Ф. Б. Простите, мадемуазель, это он от восторга.
Официантка. Хотите, я напишу вам это на листке бумаги?
А. Ф. О да, сделайте милость! Я покажу это жене и скажу, что желаю есть это каждый день. Вот посмеемся!
Ф. Б. Видите ли, он сын депортированного еврейского торговца кожей, в этом все дело… Но тсс, тсс, это такой ужас!!
(Смеемся.)
А. Ф. Интернет — это претворенная в жизнь утопия, этим-то он и ужасен. Иллюзия уничтожения того, что Мишель Фуко называл «порядком дискурса». Иначе говоря, никакого контроля, любые дискурсы дозволены, возможно все и в любых количествах. Базовые разделения правда / ложь, можно / нельзя отброшены как устаревшие. Мне говорят: «Да ладно, Интернет сам себя упорядочит». Нет, не упорядочит, потому что в этой вседозволенности и состоит его главный принцип. Нам не нужно больше информации, чем уже есть, потому что ее уже слишком много. Нам нужен Интернет, потому что, как известно, «Запрещено запрещать»
[202], а Интернет снимает все запреты.
Ф. Б. Я о вас читал в Интернете такие вещи, какие на бумаге не напечатаешь. Это сразу бы подпало под статью закона, но затевать процесс никому неохота, поэтому то, что раньше было запрещено, становится дозволенным: клевета, ругательства, оговор, пасквили.
А. Ф. А, так это продолжается?
Ф. Б. Про вас пишут на довольно странных сайтах — возможно, потому, что вы нелицеприятно отзывались о Дьёдонне
[203].
А. Ф. Он подавал на меня в суд, но потом передумал.

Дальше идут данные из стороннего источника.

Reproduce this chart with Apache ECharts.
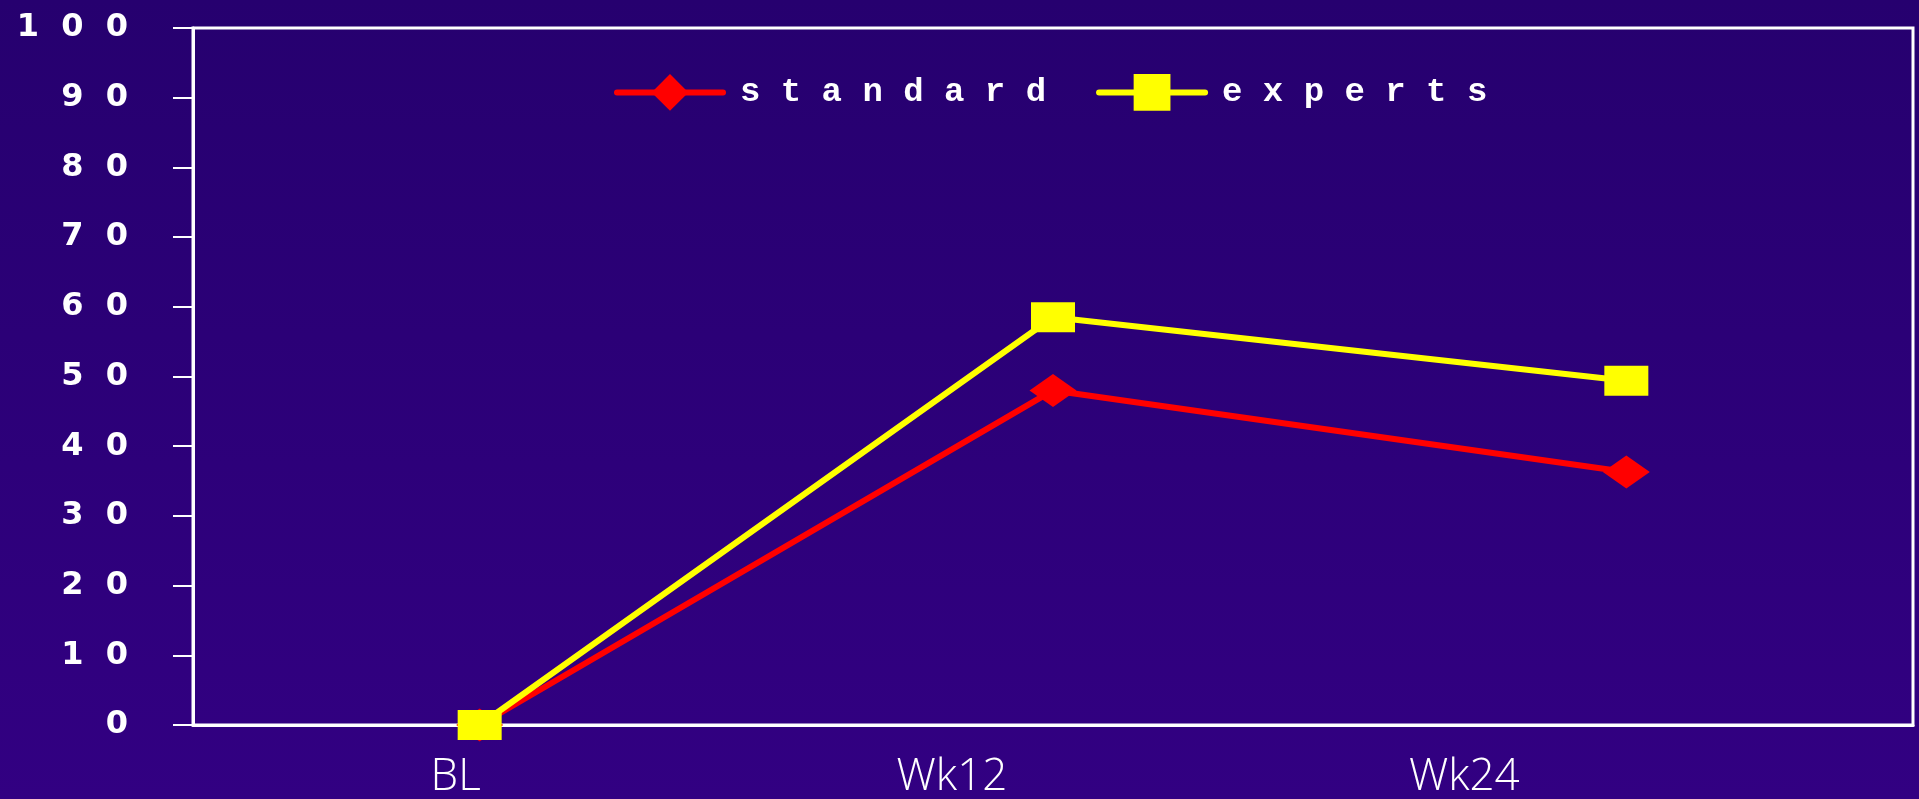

Ф. Б. Еще в обществе происходит то, что Фуко, кажется, называл биополитикой. Это повальное оздоровление: к примеру, нельзя курить в барах. А скоро и фуа-гра нельзя будет есть, и получим мы рацион — пять овощей и фруктов в день. Идея защищать граждан от них самих — да это же чистой воды фашизм. Этой проблемой занимался Филипп Мюрэ
[204].
А. Ф. Давайте разделим эти проблемы. Я в ужасе и печали по поводу сегодняшнего наступления на табакокурение. Надо было установить определенный модус вивенди. До этого курящие и некурящие как-то умудрялись жить в мире. А теперь уже и на улице скоро нельзя будет курить. Власти считают, будто можно вычленить и изолировать зло, но это отдает суеверием, тут мало разумной заботы о здоровье. А уж если участились случаи астмы, то это не из-за сигарет, а от перенаселения.